Mari Lwyd Credit: R. fiend, CC BY-SA 3.0 <https://creativecommons.org/licenses/by-sa/3.0>, via Wikimedia Commons
Mari Lwyd Credit: R. fiend, CC BY-SA 3.0 <https://creativecommons.org/licenses/by-sa/3.0>, via Wikimedia Commons

And in Wales, the eerie‑joyful Mari Lwyd is undergoing a modern revival and has become an internet favourite. A horse’s skull was paraded from house to house, trading witty verses before sharing food and drink. A reminder that beginnings can be playful, communal, and rooted in centuries of tradition.


So what if we rewrote our resolutions with heritage as the guiding star?
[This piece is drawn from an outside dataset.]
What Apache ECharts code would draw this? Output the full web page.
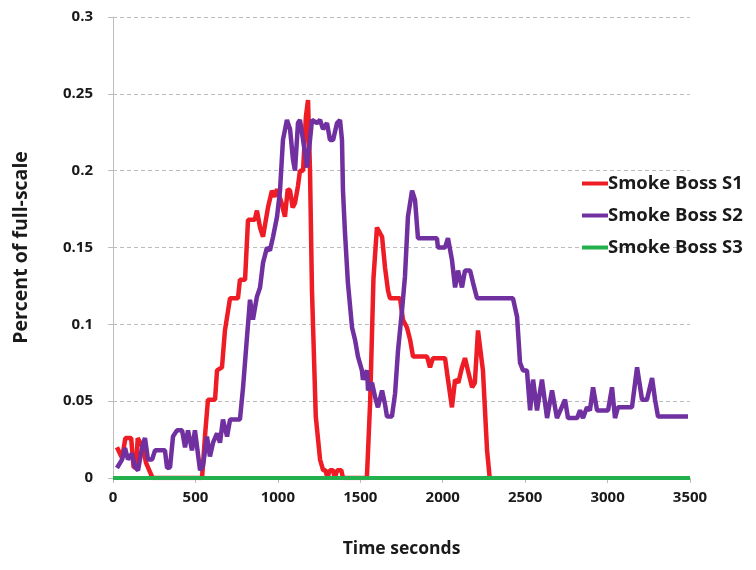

Forget the soulless gym contracts. Join a dance circle instead, where sweat comes with laughter, rhythm … and no cancellation fees.


Toss out the calorie‑counting apps and cook ancestral recipes, where food is memory, story, and spice rather than math equations.


Ditch the productivity trackers and host oral history nights, measuring time in tales passed around the room instead of spreadsheets.


And why settle for “Dry January” when you could embrace Decolonial January? Less Empire, more joy, more community … more you.


Renewal doesn’t have to be about punishing yourself into productivity. It can be about remembering that joy, rhythm, and community are the real cheat codes for starting again.